Goal — Look at the data below and print exactly the lines from its first line through the line with "import seaborn as sns"; the pictures stay out of the copy.

----

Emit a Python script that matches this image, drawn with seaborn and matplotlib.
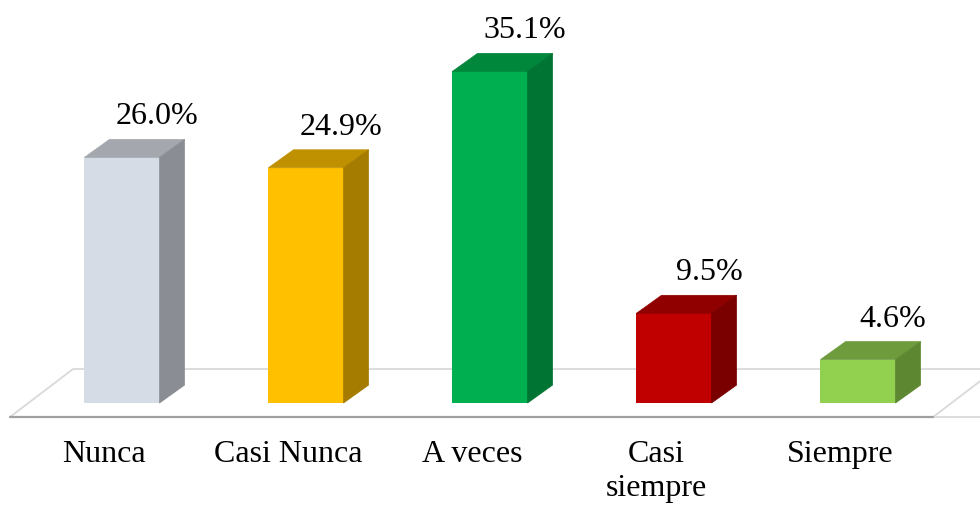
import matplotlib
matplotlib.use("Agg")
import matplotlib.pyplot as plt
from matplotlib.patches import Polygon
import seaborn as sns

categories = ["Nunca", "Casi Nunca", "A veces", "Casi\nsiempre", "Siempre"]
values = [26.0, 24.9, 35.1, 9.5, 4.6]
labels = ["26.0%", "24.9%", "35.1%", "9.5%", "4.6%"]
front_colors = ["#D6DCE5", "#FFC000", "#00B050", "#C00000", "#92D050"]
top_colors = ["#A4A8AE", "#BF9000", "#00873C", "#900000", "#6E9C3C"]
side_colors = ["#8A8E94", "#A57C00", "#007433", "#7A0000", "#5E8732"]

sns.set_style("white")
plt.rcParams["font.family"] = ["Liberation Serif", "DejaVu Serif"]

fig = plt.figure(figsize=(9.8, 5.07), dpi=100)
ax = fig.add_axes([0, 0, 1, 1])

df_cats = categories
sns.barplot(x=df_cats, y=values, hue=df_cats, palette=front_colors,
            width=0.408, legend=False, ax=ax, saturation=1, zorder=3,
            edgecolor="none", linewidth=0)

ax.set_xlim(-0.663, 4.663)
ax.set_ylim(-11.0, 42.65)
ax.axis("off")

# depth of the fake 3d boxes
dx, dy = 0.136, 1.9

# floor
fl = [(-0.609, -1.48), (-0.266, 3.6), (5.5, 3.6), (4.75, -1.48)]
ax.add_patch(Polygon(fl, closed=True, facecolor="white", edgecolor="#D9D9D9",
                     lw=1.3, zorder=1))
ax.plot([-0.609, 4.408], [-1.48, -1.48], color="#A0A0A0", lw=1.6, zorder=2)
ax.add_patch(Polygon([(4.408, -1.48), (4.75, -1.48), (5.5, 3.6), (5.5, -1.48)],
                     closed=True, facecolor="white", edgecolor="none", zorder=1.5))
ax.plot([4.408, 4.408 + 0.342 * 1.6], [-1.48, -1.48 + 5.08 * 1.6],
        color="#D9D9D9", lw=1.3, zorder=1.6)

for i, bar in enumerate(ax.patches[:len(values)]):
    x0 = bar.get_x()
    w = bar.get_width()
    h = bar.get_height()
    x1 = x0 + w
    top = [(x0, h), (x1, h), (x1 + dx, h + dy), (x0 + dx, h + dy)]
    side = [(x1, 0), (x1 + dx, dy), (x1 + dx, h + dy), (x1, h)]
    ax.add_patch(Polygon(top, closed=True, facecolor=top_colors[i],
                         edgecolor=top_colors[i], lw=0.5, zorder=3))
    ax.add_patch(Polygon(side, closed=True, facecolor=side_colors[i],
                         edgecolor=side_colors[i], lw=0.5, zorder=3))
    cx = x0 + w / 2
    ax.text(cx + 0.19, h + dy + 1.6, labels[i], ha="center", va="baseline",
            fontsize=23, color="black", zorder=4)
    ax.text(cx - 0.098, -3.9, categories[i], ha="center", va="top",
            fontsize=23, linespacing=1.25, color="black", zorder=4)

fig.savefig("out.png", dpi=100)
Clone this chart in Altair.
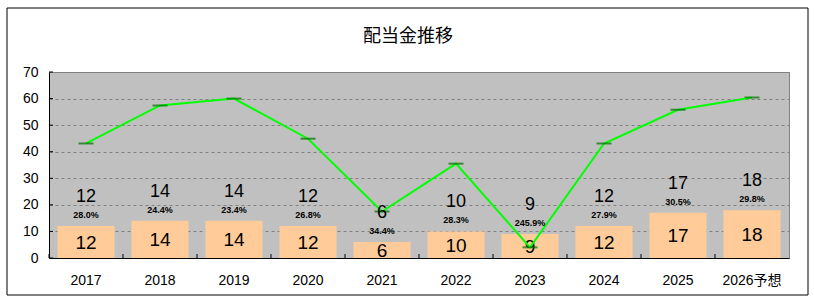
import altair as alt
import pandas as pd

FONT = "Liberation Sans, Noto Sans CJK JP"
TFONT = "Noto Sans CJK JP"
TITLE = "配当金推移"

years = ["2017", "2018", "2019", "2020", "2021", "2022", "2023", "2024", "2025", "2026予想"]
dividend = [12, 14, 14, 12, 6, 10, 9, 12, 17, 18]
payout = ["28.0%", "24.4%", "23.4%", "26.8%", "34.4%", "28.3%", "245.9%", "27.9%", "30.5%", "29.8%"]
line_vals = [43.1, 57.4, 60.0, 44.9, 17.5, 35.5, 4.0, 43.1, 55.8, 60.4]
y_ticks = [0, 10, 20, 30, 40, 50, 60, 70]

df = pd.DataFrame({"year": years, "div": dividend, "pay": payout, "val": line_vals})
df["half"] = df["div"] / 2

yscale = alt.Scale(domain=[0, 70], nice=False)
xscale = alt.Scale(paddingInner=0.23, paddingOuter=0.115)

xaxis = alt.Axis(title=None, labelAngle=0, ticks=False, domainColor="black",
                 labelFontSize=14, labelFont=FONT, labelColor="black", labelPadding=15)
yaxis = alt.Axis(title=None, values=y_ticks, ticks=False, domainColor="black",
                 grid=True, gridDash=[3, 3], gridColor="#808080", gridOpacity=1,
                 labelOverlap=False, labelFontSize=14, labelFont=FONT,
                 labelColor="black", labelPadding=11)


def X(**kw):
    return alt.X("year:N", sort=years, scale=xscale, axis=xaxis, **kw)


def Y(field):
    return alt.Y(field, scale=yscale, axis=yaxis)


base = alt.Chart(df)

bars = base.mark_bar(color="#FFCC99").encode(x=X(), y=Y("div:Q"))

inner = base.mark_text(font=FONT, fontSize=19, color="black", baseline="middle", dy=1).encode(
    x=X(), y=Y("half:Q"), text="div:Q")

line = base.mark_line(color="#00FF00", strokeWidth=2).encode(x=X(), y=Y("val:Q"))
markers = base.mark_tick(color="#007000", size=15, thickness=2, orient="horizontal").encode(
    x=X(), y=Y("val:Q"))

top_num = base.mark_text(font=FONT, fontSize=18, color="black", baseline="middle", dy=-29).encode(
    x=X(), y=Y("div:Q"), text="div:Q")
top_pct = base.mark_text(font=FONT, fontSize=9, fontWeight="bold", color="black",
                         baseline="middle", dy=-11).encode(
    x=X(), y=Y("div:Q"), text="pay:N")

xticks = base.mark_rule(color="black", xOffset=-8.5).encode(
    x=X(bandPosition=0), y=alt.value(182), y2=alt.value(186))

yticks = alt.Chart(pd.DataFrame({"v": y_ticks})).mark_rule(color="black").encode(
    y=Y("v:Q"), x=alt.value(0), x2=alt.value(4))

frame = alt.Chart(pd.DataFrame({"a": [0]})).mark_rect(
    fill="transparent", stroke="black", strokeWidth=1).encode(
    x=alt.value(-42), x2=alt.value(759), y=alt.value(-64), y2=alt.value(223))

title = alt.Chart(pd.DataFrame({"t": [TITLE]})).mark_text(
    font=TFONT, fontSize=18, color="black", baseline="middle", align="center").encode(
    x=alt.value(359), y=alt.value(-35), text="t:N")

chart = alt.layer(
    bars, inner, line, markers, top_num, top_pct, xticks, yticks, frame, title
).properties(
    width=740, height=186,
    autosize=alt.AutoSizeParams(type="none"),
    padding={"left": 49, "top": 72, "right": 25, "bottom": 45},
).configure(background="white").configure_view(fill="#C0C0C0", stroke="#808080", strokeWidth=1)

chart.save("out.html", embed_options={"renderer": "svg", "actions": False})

----

Output of the exercise —
Emit a Python script that matches this image, drawn with seaborn and matplotlib.
import matplotlib
matplotlib.use("Agg")
import matplotlib.pyplot as plt
from matplotlib.patches import Polygon
import seaborn as sns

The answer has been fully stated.